Collaborate

The sync daemon

rig resume / pause / status — control the background process that does the sync.

The daemon — tapd — is the local process that watches files, sends edits to the relay, and applies incoming edits. You should never need to invoke tapd directly. The rig workspace verbs are the user-facing surface.

Commands

rig resume    # spawn detached daemon (restore sync on this device)
rig pause     # graceful stop (halt sync on this device)
rig status    # show state; non-zero exit if anything's wrong

Lifecycle

rig resume spawns tapd as a detached process. Pidfile at .rig/tap/daemon.pid. Logs to .rig/tap/daemon.log. Survives terminal close.

rig pause sends SIGTERM and waits for clean shutdown. The daemon flushes any pending writes before exiting.

rig install starts the daemon automatically when [sync] is enabled in the manifest, so a fresh install is sync-ready without manual intervention.

rig disconnect stops the daemon as part of its teardown.

Status

rig status

Outputs (human form):

✓ binding: research-q2 (id: bnd_a1b2c3)
✓ daemon:  running (pid 12345)
✓ sync:    idle, last update 2026-05-27T14:23:11Z
✓ scope:   3 collaborators (1 owner, 2 invited)

✗ apply errors: 0
✗ conflicts:    0

rig status reports a state enum: local | disabled | declared | live | paused | offline | revoked | error. --verbose adds members, invites, mounts, and conflicts; --json is machine-readable:

rig status --json | jq

The structured output is what rig hub publish and rig hub update check.

Exit codes

  • 0 — daemon running, sync clean.
  • non-zero — any of: daemon stopped (offline), conflicts, apply errors, error state.

Useful in scripts:

if rig status > /dev/null; then
  rig hub publish
fi

Logs

.rig/tap/daemon.log — tail it when something's off:

tail -f .rig/tap/daemon.log

You'll see:

  • File watch events
  • Push/pull batches
  • Apply outcomes
  • Network errors

The log is also a useful artifact when reporting bugs — but redact paths that contain personal data before sharing.

When the daemon dies

If tapd crashes:

  • The pidfile is left behind. rig resume detects stale pidfiles and replaces them.
  • Pending edits are recovered on next start from the local watch state.
  • Use tail .rig/tap/daemon.log to see what happened, then rig resume.

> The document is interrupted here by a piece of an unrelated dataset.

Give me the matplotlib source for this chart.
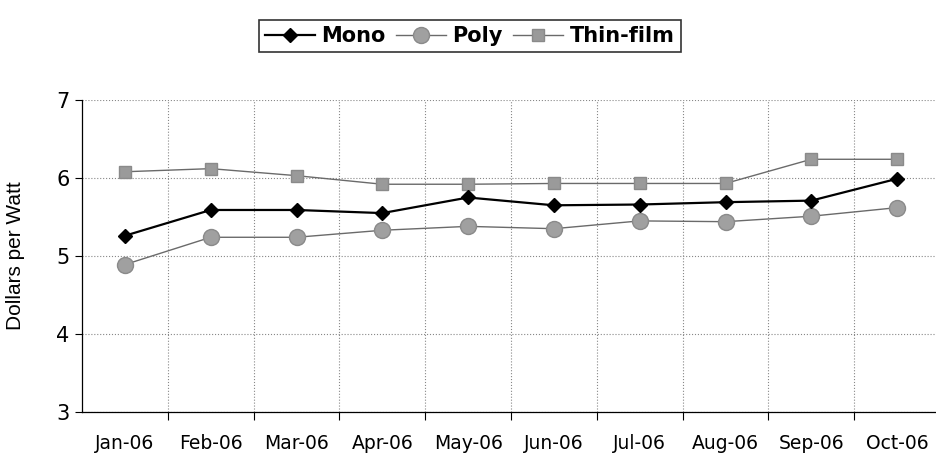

If the daemon repeatedly crashes:

  • Check tapd --version matches what the relay expects.
  • Upgrade: npm install -g @rigxyz/tapd@latest.
  • Filed issues should include the log.

Conflicts

Conflicts happen when two devices edit the same file in the same region faster than the sync can reconcile. rig status shows them:

✗ conflicts: 1
  - data/templates/email.md  (you vs. alice@…)

To resolve:

  1. Open the conflicted file. Look for sync-conflict markers.
  2. Edit to the resolution you want.
  3. Save. The daemon picks up your edit and propagates.

Until conflicts are resolved, rig hub publish and rig hub update refuse to run.

Revoking access

Two surfaces, depending on what you want:

  • Kick a member entirely: rig unshare <email>. Removes them from binding_members and cascade-revokes every capability token they hold for this binding, in one transaction. Their tapd starts failing on next sync attempt.

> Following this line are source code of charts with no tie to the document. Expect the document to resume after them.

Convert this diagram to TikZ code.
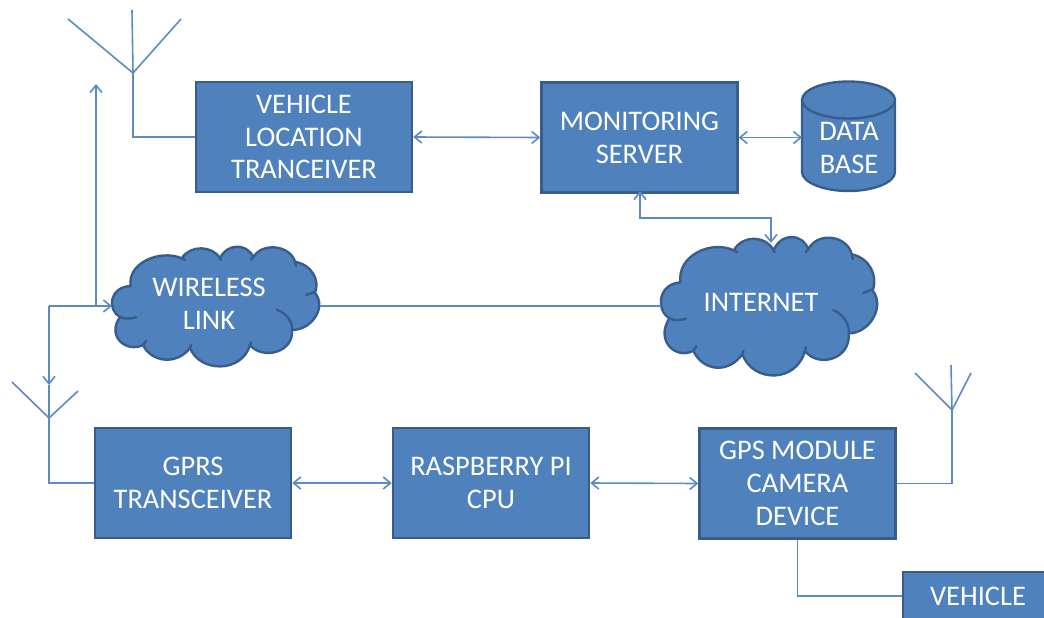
\documentclass[tikz,border=0pt]{standalone}
\usepackage{fontspec}
\setmainfont{Carlito}
\usetikzlibrary{arrows.meta}

\definecolor{boxfill}{HTML}{4F81BD}
\definecolor{boxedge}{HTML}{385D8A}
\definecolor{wirecol}{HTML}{5B8AC4}

\tikzset{
    >={Straight Barb[length=5.5pt,width=9pt]},
    wire/.style={draw=wirecol,line width=1.2pt},
    boxtext/.style={text=white,align=center,font=\fontsize{21.3}{24.6}\selectfont},
    unit/.style={boxtext,draw=boxedge,fill=boxfill,line width=1.8pt,inner sep=0pt,minimum width=147pt,minimum height=82.5pt},
    cloudbox/.style={inner sep=0pt,outer sep=0pt},
    cloudedge/.style={draw=boxedge,fill=boxfill,line width=1.8pt,line join=round},
    cloudfold/.style={draw=boxedge,line width=1.8pt,line cap=round},
}

\newcommand{\cloudoutline}{
    \path[cloudedge] (18.7,41) .. controls (15,18) and (48,4) .. (69.7,13.3)
        .. controls (78,0) and (100,0) .. (108,13.3)
        .. controls (115,-2) and (135,-2) .. (141.3,12.3)
        .. controls (150,-3) and (178,0) .. (183,16.7)
        .. controls (200,20) and (208,35) .. (203,48)
        .. controls (215,62) and (200,85) .. (180,85)
        .. controls (182,108) and (150,115) .. (138,100)
        .. controls (130,128) and (88,128) .. (78,103)
        .. controls (65,120) and (40,118) .. (31,100)
        .. controls (15,108) and (-6,92) .. (8,72)
        .. controls (-5,65) and (-3,42) .. (18.7,41) -- cycle;
    \path[cloudfold] (8,72) .. controls (12,74) and (18,74) .. (24,72.3);
    \path[cloudfold] (165,65) .. controls (175,68) and (181,78) .. (180,85);
    \path[cloudfold] (203,47) -- (194,50);
    \path[cloudfold] (31,100) -- (34,96);
    \path[cloudfold] (78,103) -- (79,100);
    \path[cloudfold] (138,100) -- (139,97);
    \path[cloudfold] (183,17) -- (184,21);
    \path[cloudfold] (141,12) -- (139,15);
    \path[cloudfold] (108,13) -- (109,15);
    \path[cloudfold] (70,13) -- (73,15);
}

\begin{document}
\begin{tikzpicture}[x=0.75pt,y=-0.75pt]
    \useasboundingbox (0,0) rectangle (1044,617);
    \clip (0,0) rectangle (1044,617);

    % clouds
    \begin{scope}[shift={(112,245)}]
        \cloudoutline
    \end{scope}
    \begin{scope}[shift={(661,235)},xscale=1.043,yscale=1.157]
        \cloudoutline
    \end{scope}
    \node[cloudbox,minimum width=156pt,minimum height=90.75pt] (wireless) at (216,306) {};
    \node[boxtext] (wirelesstext) at (209,304) {WIRELESS\\LINK};
    \node[cloudbox,minimum width=162.75pt,minimum height=105pt] (internet) at (769.5,306) {};
    \node[boxtext] (internettext) at (761,302) {INTERNET};

    % database
    \path[cloudedge] (802,100) -- (802,172) .. controls (802,182.2) and (823,191) .. (848.5,191)
        .. controls (874,191) and (895,182.2) .. (895,172) -- (895,100)
        .. controls (895,89.8) and (874,81.5) .. (848.5,81.5)
        .. controls (823,81.5) and (802,89.8) .. (802,100) -- cycle;
    \path[cloudfold] (802,100) .. controls (802,110.2) and (823,118.5) .. (848.5,118.5)
        .. controls (874,118.5) and (895,110.2) .. (895,100);
    \node[cloudbox,minimum width=69.75pt,minimum height=82.5pt] (database) at (848.5,136) {};
    \node[boxtext] (databasetext) at (849,148) {DATA\\BASE};

    % boxes
    \node[unit,minimum width=162pt] (vehloc) at (304,137) {VEHICLE\\LOCATION\\TRANCEIVER};
    \node[unit] (monitor) at (639.5,137.5) {MONITORING\\SERVER};
    \node[unit] (gprs) at (193,483) {GPRS\\TRANSCEIVER};
    \node[unit] (raspberry) at (491,483) {RASPBERRY PI\\CPU};
    \node[unit] (gps) at (797.5,483.5) {GPS MODULE\\CAMERA\\DEVICE};
    \node[unit,minimum width=112.5pt,minimum height=36pt] (vehicle) at (978,596) {VEHICLE};

    % antennas
    \coordinate (antone) at (133,73);
    \coordinate (anttwo) at (49,418);
    \coordinate (antthree) at (952,410);
    \draw[wire] (132,10) -- (antone);
    \draw[wire] (68,19) -- (antone);
    \draw[wire] (181,19) -- (antone);
    \draw[wire] (12,382) -- (anttwo);
    \draw[wire] (78,391) -- (anttwo);
    \draw[wire] (951,365) -- (antthree);
    \draw[wire] (915,373) -- (antthree);
    \draw[wire] (971,373) -- (antthree);

    % connectors
    \coordinate (junction) at (49,306);
    \coordinate (branch) at (96,306);
    \coordinate (uptip) at (96,84);
    \coordinate (downtip) at (49,385);
    \coordinate (internettop) at (771,243);
    \coordinate (serverdrop) at (640,218);
    \coordinate (serverfoot) at (640,191);

    \draw[wire] (antone) |- (vehloc.west);
    \draw[wire,<->] (vehloc.east) -- (monitor.west);
    \draw[wire,<->] (monitor.east) -- (database.west |- monitor.east);
    \draw[wire,<->] (serverfoot) -- (serverdrop) -| (internettop);
    \draw[wire] (wireless.east) -- (internet.west);
    \draw[wire,->] (branch) -- (uptip);
    \draw[wire,->] (junction) -- (wireless.west);
    \draw[wire,->] (junction) -- (downtip);
    \draw[wire] (downtip) |- (gprs.west);
    \draw[wire,<->] (gprs.east) -- (raspberry.west);
    \draw[wire,<->] (raspberry.east) -- (gps.west);
    \draw[wire] (gps.east) -| (antthree);
    \draw[wire] (gps.south) |- (vehicle.west);
\end{tikzpicture}
\end{document}
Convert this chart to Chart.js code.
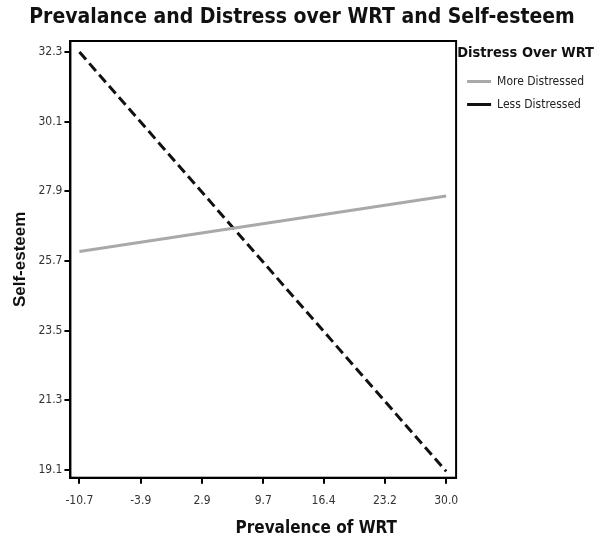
<!DOCTYPE html>
<html>
<head>
<meta charset="utf-8">
<script src="https://cdn.jsdelivr.net/npm/chart.js@4/dist/chart.umd.min.js"></script>
<style>
  html, body { margin: 0; padding: 0; background: #fff; }
  #wrap { width: 601px; height: 542px; }
</style>
</head>
<body>
<div id="wrap"><canvas id="wrtChart"></canvas></div>
<script>
// data
const prevalence = [-10.7, 30.0];
const moreDistressed = [26.0, 27.75];
const lessDistressed = [32.3, 19.05];
const xTicks = [-10.7, -3.9, 2.9, 9.7, 16.4, 23.2, 30.0];
const yTicks = [19.1, 21.3, 23.5, 25.7, 27.9, 30.1, 32.3];

const narrow = "'DejaVu Sans Condensed', 'Liberation Sans', Arial, sans-serif";
const wide = "'Liberation Sans', Arial, sans-serif";
const xTitleFont = { family: narrow, size: 17, weight: 'bold' };

// box round the plot area, and the x title drawn a bit right of centre like the original
const frame = {
  id: 'frame',
  afterDraw(chart) {
    const a = chart.chartArea;
    const ctx = chart.ctx;
    ctx.save();
    ctx.strokeStyle = '#000';
    ctx.lineWidth = 2;
    ctx.strokeRect(a.left, a.top, a.right - a.left, a.bottom - a.top);

    const sc = chart.scales.x;
    ctx.fillStyle = '#111';
    ctx.font = 'bold 17px ' + narrow;
    ctx.textAlign = 'center';
    ctx.textBaseline = 'middle';
    ctx.fillText('Prevalence of WRT', (a.left + a.right) / 2 + 53, sc.bottom - 2 - 10.2);
    ctx.restore();
  }
};

function wrtChart() {
  const ctx = document.getElementById('wrtChart').getContext('2d');
  const chart = new Chart(ctx, {
    type: 'line',
    data: {
      datasets: [
        {
          label: 'More Distressed',
          data: prevalence.map((x, i) => ({ x: x, y: moreDistressed[i] })),
          borderColor: '#a9a9a9',
          backgroundColor: '#a9a9a9',
          borderWidth: 3,
          pointRadius: 0
        },
        {
          label: 'Less Distressed',
          data: prevalence.map((x, i) => ({ x: x, y: lessDistressed[i] })),
          borderColor: '#111',
          backgroundColor: '#111',
          borderWidth: 3,
          borderDash: [10, 5],
          pointRadius: 0
        }
      ]
    },
    options: {
      responsive: true,
      maintainAspectRatio: false,
      animation: false,
      layout: { padding: { left: 10, right: 7, top: 0, bottom: 1.5 } },
      plugins: {
        title: {
          display: true,
          text: 'Prevalance and Distress over WRT and Self-esteem',
          color: '#111',
          font: { family: narrow, size: 21, weight: 'bold' },
          padding: { top: 5, bottom: 10.8 }
        },
        legend: {
          position: 'right',
          align: 'start',
          fullSize: false,
          title: {
            display: true,
            text: 'Distress Over WRT',
            color: '#111',
            position: 'end',
            font: { family: narrow, size: 14.5, weight: 'bold' },
            padding: { top: 5, bottom: 1 }
          },
          labels: {
            usePointStyle: true,
            pointStyle: 'line',
            pointStyleWidth: 24,
            color: '#222',
            font: { family: narrow, size: 12 },
            padding: 11
          }
        },
        tooltip: { enabled: false }
      },
      scales: {
        x: {
          type: 'linear',
          min: -11.7,
          max: 31.1,
          afterBuildTicks: axis => { axis.ticks = xTicks.map(v => ({ value: v })); },
          ticks: {
            autoSkip: false,
            maxRotation: 0,
            color: '#333',
            font: { family: narrow, size: 12 },
            padding: 10,
            callback: v => v.toFixed(1)
          },
          grid: { drawOnChartArea: false, drawTicks: true, tickLength: 6, color: '#000', lineWidth: 2 },
          border: { display: true, color: '#000', width: 2 },
          title: {
            // space is kept here; the text itself is drawn by the frame plugin
            display: true,
            text: 'Prevalence of WRT',
            color: 'rgba(0,0,0,0)',
            font: xTitleFont,
            padding: { top: 0, bottom: 2 }
          }
        },
        y: {
          type: 'linear',
          min: 18.85,
          max: 32.65,
          afterBuildTicks: axis => { axis.ticks = yTicks.map(v => ({ value: v })); },
          ticks: {
            autoSkip: false,
            color: '#333',
            font: { family: narrow, size: 12 },
            padding: 2,
            callback: v => v.toFixed(1)
          },
          grid: { drawOnChartArea: false, drawTicks: true, tickLength: 6, color: '#000', lineWidth: 2 },
          border: { display: true, color: '#000', width: 2 },
          title: {
            display: true,
            text: 'Self-esteem',
            color: '#111',
            font: { family: wide, size: 17, weight: 'bold' },
            padding: { top: 0, bottom: 6 }
          }
        }
      }
    },
    plugins: [frame]
  });
}
wrtChart()
</script>
</body>
</html>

  • Demote rather than kick: rig role <email> viewer. Their existing token still resolves, but writes start failing on their next sync request — no token rotation needed on their side.

  • Kill an unaccepted invite: rig unshare <inv_…>. Cascades to any tokens already minted from it (relevant if it had --max-uses > 1 and someone had already joined via it).

A removed member's local file copy stays intact on their disk — sync just stops.